Революция в понимании Платонова

Революция в понимании Платонова вырывает человека из инерции натурального бытия и предоставляет ему возможность личного участия в осуществлении великой идеи. В повести «Ямская слобода» Платонов описывает это натуральное существование очень подробно и любовно. Ее герой — бессловесное существо по имени Филат, которого зовут «Филатка — всей слободе заплатка».

Он готов делать самую черную работу для каждого. Филат живет, как трава, в нем нет чувства собственной личности, нет мысли: «Филату от работы некогда было опомниться

и подумать головой о постороннем». Его «мозг не думал, а скрежетал — источник ясного сознания в нем был забит навсегда и не поддавался напору смутного чувства».

Филат — та часть народа, которая еще не жила сознательной исторической жизнью. Нужда как бы уравняла его с природой. Это тот нулевой уровень существования, о котором однажды Мандельштам сказал: «Я так же беден, как природа».

Филат — нищий духом, но не в евангельском — высоком и мистическом — смысле слова, а буквально. Жизнь Филата в Ямской слободе дана на фоне мировой войны и революции. Именно эти события пробуждают его к

сознательному существованию.

В финале повести он уходит сам не зная куда.

Революция, по Платонову, разбудила нулевой слой народного бытия, вызвала потребность мыслить и решать, потребность осознать себя личностно и исторически. Герою Платонова незачем искать правды в народе, как героям Толстого или Достоевского, потому что он сам — народ. Платонову важно понять, какой тип личности рождается из этих Филаток, какая мысль рождается в человеке, мозг которого скрежещет от напряжения, а кровь трется в жилах.

Этому посвящена повесть «Сокровенный человек» (1927).

Платонов пробует соединить идею революции с типом натурального человека. Революция должна стать тем самым великим проектом, в котором у человека — кровная, личная нужда. Герой повести Фома Пухов — механик по профессии и мечтатель по складу души. Он мечтает о том, что революция даст человеку бессмертие, ибо без великой, одухотворяющей цели в ней нет и не может быть универсального смысла.

Некогда этот смысл назывался Богом, и Пухов рассуждает так: » Напрасно Бога травят, потому что в религию люди сердце помещать привыкли, а в революции такого места не нашли. А народу в пустоте трудно будет: он вам дров наломает от своего неуместного сердца». Пухов верит, что революция даст не меньше, а больше, чем религия, — реальное бессмертие.

Он убежден в возможности научного воскрешения мертвых. Смерть своей жены Пухов воспринимает «как мрачную неправду и противозаконность события». Но для того чтобы революция осуществилась как высшая правда, ей необходима «бесплатная жертва».

Когда Пухов оказывается среди красноармейцев, готовых принести такую жертву, к нему возвращается чувство, которое однажды он испытал в давнем детстве во время пасхальной заутрени.
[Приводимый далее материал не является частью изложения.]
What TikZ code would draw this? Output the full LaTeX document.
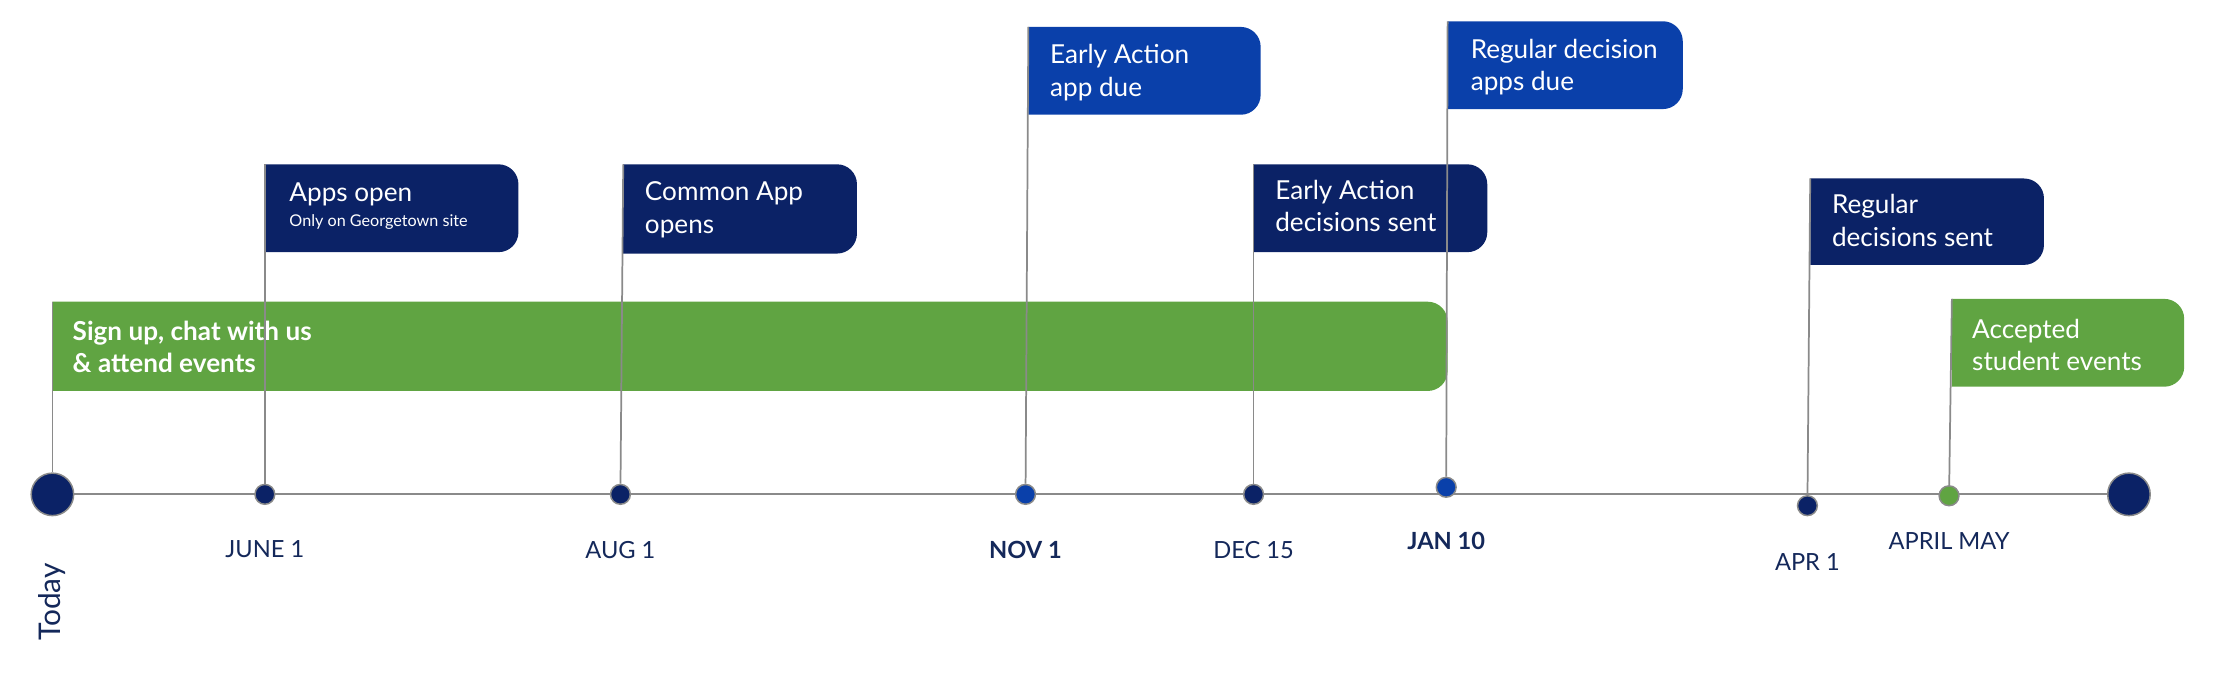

Платонов, однако, помещает своего героя в действительность, где грандиозным мечтам Пухова трудно найти реальное применение. Когда товарищи выслушивают его, они реагируют просто и кратко: «Наше дело мельче, но серьезнее». Пухов часто ошибается именно в конкретном приложении мысли к делу.

Во время боя он предлагает разбить белогвардейский бронепоезд пустым составом, разогнав его с большой скоростью. Но белые ставят бронепоезд на другом пути. Затея не только проваливается, но и стоит нескольких жизней. «У тебя всегда голова свербит без учета фактов — тебя к стенке надо», — говорят Пухову.

Мечтательство «без учета фактов» оборачивается дуростью, и платоновский герой охотно признается: «Я природный дурак». Пухов несет в себе духовный максимализм, которого инстинктивно сторонятся окружающие. Он — как будто бы свой, но в то же время не от мира сего.

Его легко увольняют из мастерских по собственному желанию, поскольку «он для рабочих смутный человек».

Сюжет «Сокровенного человека» имеет открытый финал — потому что Платонов не знает, чем закончить повесть. Правда Пухова и правда людей, предпочитающих дела «помельче», остаются в повести несведенными. В судьбе мечтателей этого типа присутствовал глубочайший драматизм, о котором Платонов уже догадывался и который в полной мере раскроется в сюжете «Котлована». «Сокровенного человека» было легче начать, чем завершить.

Эта незавершенность так и не была преодолена.